As Generitech logistically would only be able to process so many littles at a time and being living beings they can’t just sit in a warehouse until they can be processes like a crate of laptops. so in times overflow other companies would be able to bid on a lot. I could see her doing that to Charities lot.
(11) You know that could be an interesting twist to Charity’s story to go to Preema Tech instead of Generitech, being reborn as a nicer little thanks to the memory suppression trojan program in their chips
Another could be ending up with a guardian or (hint, hint) a junior guardian with whom she has no connection for he new life as a little.
I will say the charity story is entirely written. Its 79 or 80 episodes. Im at work so i cant check.
I will leave you to find out what happens.
I do plan on exploring the preematech side of things more as I feel like i have neglected their development.
That’s 12 more weeks, or 3 months, of Charaty’s story; it’ll end on 25 September 2025 or 26 September 2025, assuming no breaks happen.
4) That’s on me, I took your words too literally.

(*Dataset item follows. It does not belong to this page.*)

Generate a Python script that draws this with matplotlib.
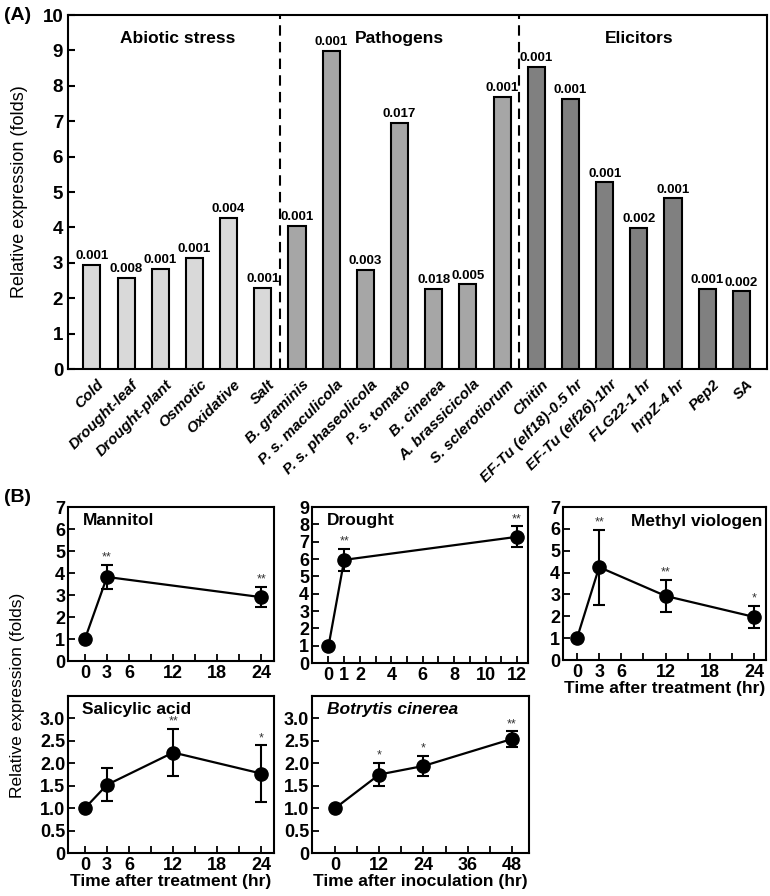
import matplotlib
matplotlib.use("Agg")
import matplotlib.pyplot as plt
import matplotlib.transforms as mtransforms
import numpy as np

plt.rcParams["font.family"] = ["Liberation Sans", "DejaVu Sans"]

# ---- (A) bar data ----
categories = ["Cold", "Drought-leaf", "Drought-plant", "Osmotic", "Oxidative", "Salt",
              "B. graminis", "P. s. maculicola", "P. s. phaseolicola", "P. s. tomato",
              "B. cinerea", "A. brassicicola", "S. sclerotiorum",
              "Chitin", "EF-Tu (elf18)-0.5 hr", "EF-Tu (elf26)-1hr", "FLG22-1 hr",
              "hrpZ-4 hr", "Pep2", "SA"]
values = [2.95, 2.58, 2.83, 3.14, 4.26, 2.29,
          4.04, 8.98, 2.79, 6.96, 2.26, 2.39, 7.69,
          8.54, 7.62, 5.27, 3.99, 4.82, 2.26, 2.19]
pvalues = ["0.001", "0.008", "0.001", "0.001", "0.004", "0.001",
           "0.001", "0.001", "0.003", "0.017", "0.018", "0.005", "0.001",
           "0.001", "0.001", "0.001", "0.002", "0.001", "0.001", "0.002"]
groups = ["Abiotic stress", "Pathogens", "Elicitors"]
group_sizes = [6, 7, 7]
group_colors = ["#d9d9d9", "#a6a6a6", "#808080"]

# ---- (B) time courses ----
mannitol_t = [0, 3, 24]
mannitol_y = [1.0, 3.82, 2.90]
mannitol_e = [0, 0.56, 0.46]
mannitol_s = ["", "**", "**"]

drought_t = [0, 1, 12]
drought_y = [0.97, 5.95, 7.28]
drought_e = [0, 0.65, 0.6]
drought_s = ["", "**", "**"]

mv_t = [0, 3, 12, 24]
mv_y = [1.0, 4.25, 2.93, 1.97]
mv_e = [0, 1.72, 0.75, 0.5]
mv_s = ["", "**", "**", "*"]

sa_t = [0, 3, 12, 24]
sa_y = [1.0, 1.52, 2.24, 1.77]
sa_e = [0, 0.37, 0.52, 0.63]
sa_s = ["", "", "**", "*"]

bc_t = [0, 12, 24, 48]
bc_y = [1.0, 1.75, 1.94, 2.54]
bc_e = [0, 0.26, 0.22, 0.17]
bc_s = ["", "*", "*", "**"]

W, H = 770, 896
fig = plt.figure(figsize=(W / 100, H / 100), dpi=100)


def px_axes(l, t, r, b):
    return fig.add_axes([l / W, 1 - b / H, (r - l) / W, (b - t) / H])


# ================= (A) =================
ax = px_axes(68, 15, 767, 369)
colors = []
for c, n in zip(group_colors, group_sizes):
    colors += [c] * n
x = np.arange(len(categories))
ax.bar(x, values, 0.5, color=colors, edgecolor="black", linewidth=1.5, zorder=3)
for xi, v, p in zip(x, values, pvalues):
    ax.annotate(p, (xi, v), xytext=(0, 2), textcoords="offset points",
                ha="center", va="bottom", fontsize=9.5, fontweight="bold")

bounds = np.cumsum(group_sizes)
for bnd in bounds[:-1]:
    ax.axvline(bnd - 0.5, color="black", lw=1.5, ls=(0, (5, 3)), zorder=2)
starts = np.concatenate([[0], bounds[:-1]])
for g, s, n in zip(groups, starts, group_sizes):
    ax.text(s + (n - 1) / 2, 9.35, g, ha="center", va="center",
            fontsize=12.5, fontweight="bold")

ax.set_xlim(-0.7, len(categories) - 0.25)
ax.set_ylim(0, 10)
ax.set_yticks(range(0, 11))
ax.tick_params(axis="y", direction="in", length=5, width=1.5, labelsize=13.5)
for lab in ax.get_yticklabels():
    lab.set_fontweight("bold")
ax.set_xticks(x)
ax.set_xticklabels(categories, rotation=45, ha="right", rotation_mode="anchor",
                   fontsize=11, fontweight="bold", fontstyle="italic")
ax.tick_params(axis="x", length=0, pad=6)
off = mtransforms.ScaledTranslation(5 / 100, 0, fig.dpi_scale_trans)
for lab in ax.get_xticklabels():
    lab.set_transform(lab.get_transform() + off)
for sp in ax.spines.values():
    sp.set_linewidth(1.5)

fig.text(4 / W, 1 - 15 / H, "(A)", fontsize=14, fontweight="bold", va="center")
fig.text(20 / W, 1 - 192 / H, "Relative expression (folds)", rotation=90,
         fontsize=13, ha="center", va="center")

# ================= (B) =================
def panel(box, t, y, e, stars, xlim, xticks, xlabels, xminor, ylim, yticks, ylabels,
          title, title_loc="left", italic=False, xlabel=None):
    a = px_axes(*box)
    a.errorbar(t, y, yerr=e, color="black", lw=1.6, elinewidth=1.5, capsize=4,
               capthick=1.5, marker="o", markersize=9.5, zorder=3)
    for ti, yi, ei, s in zip(t, y, e, stars):
        if s:
            a.annotate(s, (ti, yi + ei), xytext=(0, 1), textcoords="offset points",
                       ha="center", va="bottom", fontsize=9, color="#333333")
    a.set_xlim(*xlim)
    a.set_ylim(*ylim)
    a.set_xticks(xticks)
    a.set_xticklabels(xlabels)
    a.set_xticks(xminor, minor=True)
    a.set_yticks(yticks)
    a.set_yticklabels(ylabels)
    a.tick_params(which="both", direction="in", width=1.3, labelsize=13)
    a.tick_params(which="major", length=5)
    a.tick_params(which="minor", length=5)
    a.tick_params(axis="x", pad=3)
    a.tick_params(axis="y", pad=2)
    for lab in a.get_xticklabels() + a.get_yticklabels():
        lab.set_fontweight("bold")
    for sp in a.spines.values():
        sp.set_linewidth(1.5)
    if title_loc == "left":
        a.text(0.07, 0.915, title, transform=a.transAxes, ha="left", va="center",
               fontsize=12.5, fontweight="bold",
               fontstyle="italic" if italic else "normal")
    else:
        a.text(0.98, 0.905, title, transform=a.transAxes, ha="right", va="center",
               fontsize=12.5, fontweight="bold")
    if xlabel:
        a.set_xlabel(xlabel, fontsize=12.5, fontweight="bold", labelpad=0)
    return a


hr24 = [0, 3, 6, 12, 18, 24]
panel((68, 507, 274, 661), mannitol_t, mannitol_y, mannitol_e, mannitol_s,
      (-2.3, 25.7), hr24, [str(v) for v in hr24], range(0, 25, 3),
      (0, 7), range(0, 8), [str(v) for v in range(0, 8)], "Mannitol")
panel((312, 507, 528, 663), drought_t, drought_y, drought_e, drought_s,
      (-1.05, 12.7), [0, 1, 2, 4, 6, 8, 10, 12], ["0", "1", "2", "4", "6", "8", "10", "12"],
      range(0, 13), (0, 9), range(0, 10), [str(v) for v in range(0, 10)], "Drought")
panel((563, 507, 766, 660), mv_t, mv_y, mv_e, mv_s,
      (-1.9, 25.6), hr24, [str(v) for v in hr24], range(0, 25, 3),
      (0, 7), range(0, 8), [str(v) for v in range(0, 8)], "Methyl viologen",
      title_loc="right", xlabel="Time after treatment (hr)")
half = [0, 0.5, 1.0, 1.5, 2.0, 2.5, 3.0]
half_lab = ["0", "0.5", "1.0", "1.5", "2.0", "2.5", "3.0"]
panel((68, 696, 274, 853), sa_t, sa_y, sa_e, sa_s,
      (-2.3, 25.7), hr24, [str(v) for v in hr24], range(0, 25, 3),
      (0, 3.5), half, half_lab, "Salicylic acid", xlabel="Time after treatment (hr)")
panel((312, 696, 529, 853), bc_t, bc_y, bc_e, bc_s,
      (-6.3, 52.7), [0, 12, 24, 36, 48], ["0", "12", "24", "36", "48"], range(0, 49, 6),
      (0, 3.5), half, half_lab, "Botrytis cinerea", italic=True,
      xlabel="Time after inoculation (hr)")

fig.text(4 / W, 1 - 497 / H, "(B)", fontsize=14, fontweight="bold", va="center")
fig.text(18 / W, 1 - 695 / H, "Relative expression (folds)", rotation=90,
         fontsize=12.5, ha="center", va="center")

fig.savefig("out.png", dpi=100)
plt.close(fig)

6) I see, using Sara makes sense.
7) That’s true, I’m very much of the opinion Littles are fully people and Sara’s treatment of Jordan should be judged as harshly as Charity’s treatment of Sara. I hope karmic things start happening to her soon.
8) I specifically said Sara looks down on people how are a different species then her, Meaning Littles, the same way Charity looks down on poorer people. I agree Sara was probably affected by anti-Little propaganda, I also believe Charity was influenced to look down on poorer people the same way, by her parents or rich friends.
9) I could see that, But Sara did still make it harder than it needed to be. Sara could have actually helped him come to terms with it sooner but was too preoccupied with bullying (or “pranking”) to do so, no matter how you slice it, Sara was a factor that pushed him towards his attempt, just Like Charity pushed Sara towards her attempt.
10) Interesting, she needed Smallara to learn empathy and guilt.